**Provided material**.

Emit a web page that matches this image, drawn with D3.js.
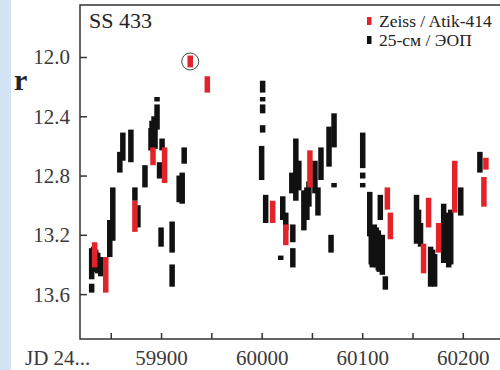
<!DOCTYPE html>
<html>
<head>
<meta charset="utf-8">
<script src="https://cdn.jsdelivr.net/npm/d3@7"></script>
<style>
  body { margin: 0; background: #fff; }
  svg text { font-family: "Liberation Serif", "Times New Roman", serif; }
</style>
</head>
<body>
<div id="chart"></div>
<script>
// each run: [JD - 2400000, brightest r, faintest r]
const zeissRuns = [
  [59834, 13.25, 13.42],
  [59845, 13.35, 13.59],
  [59874, 12.97, 13.18],
  [59892, 12.61, 12.73],
  [59903.5, 12.61, 12.85],
  [59929, 11.99, 12.07],
  [59946, 12.13, 12.24],
  [60011, 12.97, 13.12],
  [60024, 13.13, 13.27],
  [60048, 12.63, 12.88],
  [60125, 12.88, 13.03],
  [60128, 13.05, 13.23],
  [60161, 13.26, 13.46],
  [60166, 12.95, 13.15],
  [60176, 13.12, 13.32],
  [60192, 12.70, 13.05],
  [60221, 12.81, 13.01],
  [60223, 12.68, 12.76]
];

const eopRuns = [
  [59831, 13.29, 13.50], [59831, 13.53, 13.59], [59833, 13.28, 13.45],
  [59835, 13.30, 13.42], [59837, 13.32, 13.46], [59840, 13.35, 13.48],
  [59849, 13.10, 13.35], [59852, 12.88, 13.24],
  [59859, 12.64, 12.78], [59862, 12.51, 12.70], [59870, 12.49, 12.71],
  [59874, 12.88, 12.97], [59877, 13.00, 13.15],
  [59884, 12.73, 12.88],
  [59890, 12.48, 12.63], [59891, 12.43, 12.63], [59893, 12.40, 12.60],
  [59894, 12.45, 12.62],
  [59896, 12.27, 12.30], [59896, 12.32, 12.49],
  [59898.5, 12.71, 12.82], [59901, 12.55, 12.63],
  [59900, 13.15, 13.28],
  [59911, 13.11, 13.32], [59911, 13.40, 13.55],
  [59918, 12.80, 12.98], [59921, 12.78, 12.99], [59923, 12.61, 12.72],
  [60001, 12.16, 12.24], [60001, 12.27, 12.30], [60001, 12.32, 12.38],
  [60001, 12.46, 12.51], [60000, 12.60, 12.83],
  [60004, 12.93, 13.12],
  [60019, 13.34, 13.37], [60021, 12.94, 13.10], [60024, 13.05, 13.17],
  [60031, 13.13, 13.25], [60031, 13.29, 13.42],
  [60030, 12.78, 12.92], [60034, 12.55, 12.97], [60037, 12.70, 12.90],
  [60042, 12.90, 13.17], [60045, 12.88, 13.10], [60047, 12.84, 13.01],
  [60053, 12.70, 12.92], [60056, 12.88, 13.07],
  [60059, 12.61, 12.83],
  [60067, 12.47, 12.74], [60072, 12.38, 12.61], [60072, 12.85, 12.88],
  [60069, 13.20, 13.32],
  [60100.5, 12.51, 12.75], [60100.5, 12.78, 12.82], [60100.5, 12.85, 12.88],
  [60107.5, 12.91, 13.21], [60109, 13.20, 13.40], [60110, 13.17, 13.42],
  [60112, 13.13, 13.35], [60114, 13.15, 13.42], [60116, 13.17, 13.44],
  [60117, 13.20, 13.45], [60118, 12.93, 13.10], [60120, 13.20, 13.47],
  [60123, 13.48, 13.57],
  [60154, 12.93, 13.26], [60156, 13.03, 13.23], [60158, 13.12, 13.28],
  [60168, 13.28, 13.55], [60170, 13.30, 13.50], [60172, 13.33, 13.55],
  [60181, 12.99, 13.39], [60183, 13.05, 13.38], [60186, 13.10, 13.42],
  [60188, 13.03, 13.40],
  [60198, 12.88, 13.07],
  [60217, 12.64, 12.78]
];

const circledRun = [59929, 12.03];
const xTicks = [59850, 59900, 59950, 60000, 60050, 60100, 60150, 60200];
const xLabels = [59900, 60000, 60100, 60200];
const yTicks = [12.0, 12.4, 12.8, 13.2, 13.6];
const legendNames = ["Zeiss / Atik-414", "25-см / ЭОП"];

const width = 500;
const height = 370;
const margin = { top: 5, left: 80, bottom: 31, right: 0 };
const red = "#e2232a";
const black = "#111";
const axisColor = "#333";

const svg = d3.select("#chart").append("svg")
  .attr("width", width)
  .attr("height", height);

svg.append("rect")
  .attr("x", 0).attr("y", 0)
  .attr("width", 11).attr("height", height)
  .attr("fill", "#d3e4f4");

const x = d3.scaleLinear()
  .domain([59819.4, 60237])
  .range([margin.left, width - margin.right]);

const y = d3.scaleLinear()
  .domain([11.649, 13.903])
  .range([margin.top, height - margin.bottom]);

const drawRuns = (runs, color) => {
  svg.append("g")
    .selectAll("rect")
    .data(runs)
    .enter()
    .append("rect")
    .attr("x", (d) => x(d[0]) - 2.75)
    .attr("y", (d) => y(d[1]))
    .attr("width", 5.5)
    .attr("height", (d) => Math.max(3, y(d[2]) - y(d[1])))
    .attr("fill", color);
};

drawRuns(eopRuns, black);
drawRuns(zeissRuns, red);

svg.append("circle")
  .attr("cx", x(circledRun[0]))
  .attr("cy", y(circledRun[1]))
  .attr("r", 8.5)
  .attr("fill", "none")
  .attr("stroke", "#444")
  .attr("stroke-width", 1);

// axes with inward ticks
const yAxis = svg.append("g")
  .attr("transform", `translate(${margin.left},0)`)
  .call(d3.axisLeft(y).tickValues(yTicks).tickSizeInner(-7).tickSizeOuter(0)
    .tickPadding(10).tickFormat(d3.format(".1f")));

const xAxis = svg.append("g")
  .attr("transform", `translate(0,${height - margin.bottom})`)
  .call(d3.axisBottom(x).tickValues(xTicks).tickSizeInner(-6).tickSizeOuter(0)
    .tickPadding(11).tickFormat((d) => (xLabels.includes(d) ? d : "")));

[yAxis, xAxis].forEach((g) => {
  g.select(".domain").remove();
  g.selectAll("line").attr("stroke", axisColor).attr("stroke-width", 1.5);
  g.selectAll("text")
    .attr("fill", "#3a3a3a")
    .style("font-size", "21px")
    .style("font-family", "'Liberation Serif', serif");
});

yAxis.selectAll("text").attr("dy", "0.33em");

// frame: left, top, bottom
svg.append("path")
  .attr("d", `M${width},${margin.top}H${margin.left}V${height - margin.bottom}H${width}`)
  .attr("fill", "none")
  .attr("stroke", axisColor)
  .attr("stroke-width", 1.5);

svg.append("text")
  .attr("x", 25).attr("y", 365)
  .attr("fill", "#3a3a3a")
  .style("font-size", "21px")
  .text("JD 24...");

svg.append("text")
  .attr("x", 14).attr("y", 90)
  .attr("fill", "#222")
  .style("font-size", "30px")
  .style("font-weight", "bold")
  .text("r");

svg.append("text")
  .attr("x", 89).attr("y", 28)
  .attr("fill", "#222")
  .style("font-size", "22px")
  .text("SS 433");

const legend = svg.append("g");
legendNames.forEach((name, i) => {
  legend.append("rect")
    .attr("x", 367).attr("y", 17 + i * 19)
    .attr("width", 4.5).attr("height", 8)
    .attr("fill", i === 0 ? red : black);
  legend.append("text")
    .attr("x", 379).attr("y", 27 + i * 18.5)
    .attr("fill", "#222")
    .style("font-size", "17.5px")
    .text(name);
});
</script>
</body>
</html>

**What is needed**. Copy each line above precisely, dropping the pictures.

**Full solution**.
Emit a web page that matches this image, drawn with D3.js.
<!DOCTYPE html>
<html>
<head>
<meta charset="utf-8">
<script src="https://cdn.jsdelivr.net/npm/d3@7"></script>
<style>
  body { margin: 0; background: #fff; }
  svg text { font-family: "Liberation Serif", "Times New Roman", serif; }
</style>
</head>
<body>
<div id="chart"></div>
<script>
// each run: [JD - 2400000, brightest r, faintest r]
const zeissRuns = [
  [59834, 13.25, 13.42],
  [59845, 13.35, 13.59],
  [59874, 12.97, 13.18],
  [59892, 12.61, 12.73],
  [59903.5, 12.61, 12.85],
  [59929, 11.99, 12.07],
  [59946, 12.13, 12.24],
  [60011, 12.97, 13.12],
  [60024, 13.13, 13.27],
  [60048, 12.63, 12.88],
  [60125, 12.88, 13.03],
  [60128, 13.05, 13.23],
  [60161, 13.26, 13.46],
  [60166, 12.95, 13.15],
  [60176, 13.12, 13.32],
  [60192, 12.70, 13.05],
  [60221, 12.81, 13.01],
  [60223, 12.68, 12.76]
];

const eopRuns = [
  [59831, 13.29, 13.50], [59831, 13.53, 13.59], [59833, 13.28, 13.45],
  [59835, 13.30, 13.42], [59837, 13.32, 13.46], [59840, 13.35, 13.48],
  [59849, 13.10, 13.35], [59852, 12.88, 13.24],
  [59859, 12.64, 12.78], [59862, 12.51, 12.70], [59870, 12.49, 12.71],
  [59874, 12.88, 12.97], [59877, 13.00, 13.15],
  [59884, 12.73, 12.88],
  [59890, 12.48, 12.63], [59891, 12.43, 12.63], [59893, 12.40, 12.60],
  [59894, 12.45, 12.62],
  [59896, 12.27, 12.30], [59896, 12.32, 12.49],
  [59898.5, 12.71, 12.82], [59901, 12.55, 12.63],
  [59900, 13.15, 13.28],
  [59911, 13.11, 13.32], [59911, 13.40, 13.55],
  [59918, 12.80, 12.98], [59921, 12.78, 12.99], [59923, 12.61, 12.72],
  [60001, 12.16, 12.24], [60001, 12.27, 12.30], [60001, 12.32, 12.38],
  [60001, 12.46, 12.51], [60000, 12.60, 12.83],
  [60004, 12.93, 13.12],
  [60019, 13.34, 13.37], [60021, 12.94, 13.10], [60024, 13.05, 13.17],
  [60031, 13.13, 13.25], [60031, 13.29, 13.42],
  [60030, 12.78, 12.92], [60034, 12.55, 12.97], [60037, 12.70, 12.90],
  [60042, 12.90, 13.17], [60045, 12.88, 13.10], [60047, 12.84, 13.01],
  [60053, 12.70, 12.92], [60056, 12.88, 13.07],
  [60059, 12.61, 12.83],
  [60067, 12.47, 12.74], [60072, 12.38, 12.61], [60072, 12.85, 12.88],
  [60069, 13.20, 13.32],
  [60100.5, 12.51, 12.75], [60100.5, 12.78, 12.82], [60100.5, 12.85, 12.88],
  [60107.5, 12.91, 13.21], [60109, 13.20, 13.40], [60110, 13.17, 13.42],
  [60112, 13.13, 13.35], [60114, 13.15, 13.42], [60116, 13.17, 13.44],
  [60117, 13.20, 13.45], [60118, 12.93, 13.10], [60120, 13.20, 13.47],
  [60123, 13.48, 13.57],
  [60154, 12.93, 13.26], [60156, 13.03, 13.23], [60158, 13.12, 13.28],
  [60168, 13.28, 13.55], [60170, 13.30, 13.50], [60172, 13.33, 13.55],
  [60181, 12.99, 13.39], [60183, 13.05, 13.38], [60186, 13.10, 13.42],
  [60188, 13.03, 13.40],
  [60198, 12.88, 13.07],
  [60217, 12.64, 12.78]
];

const circledRun = [59929, 12.03];
const xTicks = [59850, 59900, 59950, 60000, 60050, 60100, 60150, 60200];
const xLabels = [59900, 60000, 60100, 60200];
const yTicks = [12.0, 12.4, 12.8, 13.2, 13.6];
const legendNames = ["Zeiss / Atik-414", "25-см / ЭОП"];

const width = 500;
const height = 370;
const margin = { top: 5, left: 80, bottom: 31, right: 0 };
const red = "#e2232a";
const black = "#111";
const axisColor = "#333";

const svg = d3.select("#chart").append("svg")
  .attr("width", width)
  .attr("height", height);

svg.append("rect")
  .attr("x", 0).attr("y", 0)
  .attr("width", 11).attr("height", height)
  .attr("fill", "#d3e4f4");

const x = d3.scaleLinear()
  .domain([59819.4, 60237])
  .range([margin.left, width - margin.right]);

const y = d3.scaleLinear()
  .domain([11.649, 13.903])
  .range([margin.top, height - margin.bottom]);

const drawRuns = (runs, color) => {
  svg.append("g")
    .selectAll("rect")
    .data(runs)
    .enter()
    .append("rect")
    .attr("x", (d) => x(d[0]) - 2.75)
    .attr("y", (d) => y(d[1]))
    .attr("width", 5.5)
    .attr("height", (d) => Math.max(3, y(d[2]) - y(d[1])))
    .attr("fill", color);
};

drawRuns(eopRuns, black);
drawRuns(zeissRuns, red);

svg.append("circle")
  .attr("cx", x(circledRun[0]))
  .attr("cy", y(circledRun[1]))
  .attr("r", 8.5)
  .attr("fill", "none")
  .attr("stroke", "#444")
  .attr("stroke-width", 1);

// axes with inward ticks
const yAxis = svg.append("g")
  .attr("transform", `translate(${margin.left},0)`)
  .call(d3.axisLeft(y).tickValues(yTicks).tickSizeInner(-7).tickSizeOuter(0)
    .tickPadding(10).tickFormat(d3.format(".1f")));

const xAxis = svg.append("g")
  .attr("transform", `translate(0,${height - margin.bottom})`)
  .call(d3.axisBottom(x).tickValues(xTicks).tickSizeInner(-6).tickSizeOuter(0)
    .tickPadding(11).tickFormat((d) => (xLabels.includes(d) ? d : "")));

[yAxis, xAxis].forEach((g) => {
  g.select(".domain").remove();
  g.selectAll("line").attr("stroke", axisColor).attr("stroke-width", 1.5);
  g.selectAll("text")
    .attr("fill", "#3a3a3a")
    .style("font-size", "21px")
    .style("font-family", "'Liberation Serif', serif");
});

yAxis.selectAll("text").attr("dy", "0.33em");

// frame: left, top, bottom
svg.append("path")
  .attr("d", `M${width},${margin.top}H${margin.left}V${height - margin.bottom}H${width}`)
  .attr("fill", "none")
  .attr("stroke", axisColor)
  .attr("stroke-width", 1.5);

svg.append("text")
  .attr("x", 25).attr("y", 365)
  .attr("fill", "#3a3a3a")
  .style("font-size", "21px")
  .text("JD 24...");

svg.append("text")
  .attr("x", 14).attr("y", 90)
  .attr("fill", "#222")
  .style("font-size", "30px")
  .style("font-weight", "bold")
  .text("r");

svg.append("text")
  .attr("x", 89).attr("y", 28)
  .attr("fill", "#222")
  .style("font-size", "22px")
  .text("SS 433");

const legend = svg.append("g");
legendNames.forEach((name, i) => {
  legend.append("rect")
    .attr("x", 367).attr("y", 17 + i * 19)
    .attr("width", 4.5).attr("height", 8)
    .attr("fill", i === 0 ? red : black);
  legend.append("text")
    .attr("x", 379).attr("y", 27 + i * 18.5)
    .attr("fill", "#222")
    .style("font-size", "17.5px")
    .text(name);
});
</script>
</body>
</html>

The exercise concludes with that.